First, bad traders started trading more. After the tax cut, the day-trading volume in the 14,000 day-trading accounts increased by 30 percent, the researchers document. They conclude that this was a direct result of the reform, noting that the volume of other trading in these accounts (which didn’t qualify as day-trading) didn’t change nearly as much.
The researchers partitioned day traders by account size, which is a common proxy for sophistication. Investors with the smallest accounts demonstrated the worst skill, typically losing money with each trade. But when costs fell, these investors increased their trading by 45 percent, versus 22 percent for the largest investors.
“This reform made the average investor worse off because there were a lot of losses from the less-sophisticated investors,” says Chen. “Somehow these less-sophisticated investors are the ones who think of lower costs as being more valuable, and they increase trading a lot. That is the reason they lose more money.” This, he says, is the primary reason that lower costs backfired on investor returns.
But the researchers also find a secondary explanation, which is that investors traded not just more but differently. For example, traders started relying more often on cognitive shortcuts such as placing more orders at round-number prices—say, $10.50 rather than $10.48. The Taiwanese market does not permit instant, at-the-market trades. Instead, all trades must be limit orders that specify either the highest price an investor will pay to buy shares or the lowest price they’ll accept to sell them. The share of round-number orders rose by 2 percentage points, or 7 percent from the pre-reform mean. Chen and Lin posit that the increased use of rounding reflects a focus on quick and easy trades rather than more targeted strategies.
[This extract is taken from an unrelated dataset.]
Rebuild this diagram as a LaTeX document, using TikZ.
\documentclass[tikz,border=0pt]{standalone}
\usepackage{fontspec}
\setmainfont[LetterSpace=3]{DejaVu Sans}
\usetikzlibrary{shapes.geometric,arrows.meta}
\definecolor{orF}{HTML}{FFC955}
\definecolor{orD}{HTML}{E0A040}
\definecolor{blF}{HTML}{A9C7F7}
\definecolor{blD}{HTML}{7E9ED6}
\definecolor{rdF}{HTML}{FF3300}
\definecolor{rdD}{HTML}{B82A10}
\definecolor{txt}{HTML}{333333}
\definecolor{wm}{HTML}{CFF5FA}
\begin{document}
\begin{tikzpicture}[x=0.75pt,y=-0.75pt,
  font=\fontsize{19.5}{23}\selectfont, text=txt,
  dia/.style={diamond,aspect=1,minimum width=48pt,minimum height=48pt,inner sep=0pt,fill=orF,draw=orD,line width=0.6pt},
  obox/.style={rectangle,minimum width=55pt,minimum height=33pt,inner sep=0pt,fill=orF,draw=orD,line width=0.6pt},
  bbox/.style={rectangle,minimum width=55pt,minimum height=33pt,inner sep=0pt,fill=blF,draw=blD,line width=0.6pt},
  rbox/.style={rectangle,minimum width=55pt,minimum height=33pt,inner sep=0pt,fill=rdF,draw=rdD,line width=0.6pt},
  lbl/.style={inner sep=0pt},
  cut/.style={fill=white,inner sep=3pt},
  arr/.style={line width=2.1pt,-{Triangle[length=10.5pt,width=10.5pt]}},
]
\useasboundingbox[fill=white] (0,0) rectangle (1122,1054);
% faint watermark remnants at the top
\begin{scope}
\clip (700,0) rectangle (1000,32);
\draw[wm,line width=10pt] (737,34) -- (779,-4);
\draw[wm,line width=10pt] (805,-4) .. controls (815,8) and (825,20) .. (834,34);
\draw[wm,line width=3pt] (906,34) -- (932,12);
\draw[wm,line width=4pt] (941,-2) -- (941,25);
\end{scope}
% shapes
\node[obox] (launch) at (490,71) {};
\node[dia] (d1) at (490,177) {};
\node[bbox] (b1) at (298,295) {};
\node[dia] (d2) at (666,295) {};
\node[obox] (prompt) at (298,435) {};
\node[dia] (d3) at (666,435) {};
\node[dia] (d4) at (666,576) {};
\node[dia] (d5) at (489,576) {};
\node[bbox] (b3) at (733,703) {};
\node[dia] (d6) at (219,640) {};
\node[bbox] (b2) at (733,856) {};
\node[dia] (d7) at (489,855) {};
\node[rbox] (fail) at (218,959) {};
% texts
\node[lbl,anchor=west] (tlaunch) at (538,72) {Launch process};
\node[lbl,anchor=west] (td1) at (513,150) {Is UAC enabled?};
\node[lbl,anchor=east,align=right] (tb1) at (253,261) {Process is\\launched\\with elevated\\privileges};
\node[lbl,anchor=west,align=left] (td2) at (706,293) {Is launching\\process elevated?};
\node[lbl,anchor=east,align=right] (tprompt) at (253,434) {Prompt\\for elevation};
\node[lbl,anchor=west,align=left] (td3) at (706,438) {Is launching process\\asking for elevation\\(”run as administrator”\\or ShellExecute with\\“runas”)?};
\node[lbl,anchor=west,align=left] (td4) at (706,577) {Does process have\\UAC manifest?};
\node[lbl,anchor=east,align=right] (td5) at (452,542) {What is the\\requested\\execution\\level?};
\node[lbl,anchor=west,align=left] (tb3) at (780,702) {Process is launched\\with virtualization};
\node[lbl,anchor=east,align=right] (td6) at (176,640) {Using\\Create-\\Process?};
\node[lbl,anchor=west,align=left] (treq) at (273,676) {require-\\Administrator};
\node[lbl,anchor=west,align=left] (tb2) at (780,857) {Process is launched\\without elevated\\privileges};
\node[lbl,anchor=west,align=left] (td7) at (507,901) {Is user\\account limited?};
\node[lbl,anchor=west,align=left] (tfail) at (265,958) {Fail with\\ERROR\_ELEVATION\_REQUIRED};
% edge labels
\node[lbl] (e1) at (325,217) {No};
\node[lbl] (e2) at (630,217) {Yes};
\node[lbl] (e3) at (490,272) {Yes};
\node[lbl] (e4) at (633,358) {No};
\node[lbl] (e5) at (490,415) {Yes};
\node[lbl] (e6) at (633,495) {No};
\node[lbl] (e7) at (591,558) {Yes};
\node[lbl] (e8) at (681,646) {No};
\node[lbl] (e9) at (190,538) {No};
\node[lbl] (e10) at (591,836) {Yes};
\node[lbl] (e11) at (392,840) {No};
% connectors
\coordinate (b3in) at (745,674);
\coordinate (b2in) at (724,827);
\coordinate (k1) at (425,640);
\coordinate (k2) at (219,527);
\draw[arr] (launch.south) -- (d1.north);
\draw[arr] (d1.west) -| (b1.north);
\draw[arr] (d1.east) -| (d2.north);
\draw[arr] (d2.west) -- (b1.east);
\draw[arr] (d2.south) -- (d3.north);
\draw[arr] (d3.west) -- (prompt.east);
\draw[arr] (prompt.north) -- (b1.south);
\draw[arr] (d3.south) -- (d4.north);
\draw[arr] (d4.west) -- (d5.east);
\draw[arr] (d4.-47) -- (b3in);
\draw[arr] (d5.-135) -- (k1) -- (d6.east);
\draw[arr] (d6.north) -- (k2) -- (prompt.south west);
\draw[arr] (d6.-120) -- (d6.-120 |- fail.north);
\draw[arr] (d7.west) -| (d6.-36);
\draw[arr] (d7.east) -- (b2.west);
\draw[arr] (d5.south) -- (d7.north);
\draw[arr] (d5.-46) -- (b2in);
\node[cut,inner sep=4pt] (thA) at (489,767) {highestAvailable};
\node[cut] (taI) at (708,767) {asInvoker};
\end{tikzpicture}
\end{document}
Moreover, the researchers also find that in the wake of the tax cut, day traders paid less attention to their orders. They were 4 percent more likely to ignore an open limit order, which made them more vulnerable to missing market moves. The probability of modifying or canceling orders dropped by nearly 1 percentage point. Day traders also focused more on newsy, buzzy stocks. After the reform, investors’ trades become more concentrated in stocks that saw a lot of volume overnight.
This change in trading behavior dragged down day traders’ performance on a per-dollar basis. Before the tax cut, these investors had, on average, grossed 0.28 percent per dollar traded. That entire amount was paid out in trading costs, leaving a negative net return. The tax cut mechanically returned 0.15 percent per dollar traded, and yet investors didn’t keep all of that. Their average net returns rose only 0.1 percent per dollar traded.
Some investors saw their performance climb into break-even or positive territory, but not the least sophisticated investors, who still had negative net returns. And those negative returns were compounded by the additional trading.
In the end, while the cost savings should have raised the average portfolio return by more than 1 percent, returns instead fell by 0.8 percent—and less sophisticated investors did far worse. They had been losing about 6 percent of their portfolio each year, the researchers estimate. But after the tax cut, those losses fell further, to about 9 percent.
But the tax cut did work as intended, as it encouraged more day trading and improved the overall functioning of the market by enhancing liquidity. The fact that this better market quality came at the expense of day traders highlights a challenge for policymakers, the researchers write. Regulation of practices such as payment for order flow—where brokers offer zero-commission trades to retail investors and profit from routing those trades to third-party platforms—is already a hot issue. This research raises the prospect that removing or reducing the friction of trading costs may come at a high cost for individual investors, since lower trading costs appear to encourage more trading, and that generates worse returns for individual investors.
Ching-Tse Chen and Ming-Jen Lin, “The Economic Consequences of Lower Retail Trading Costs,” Working paper, November 2025.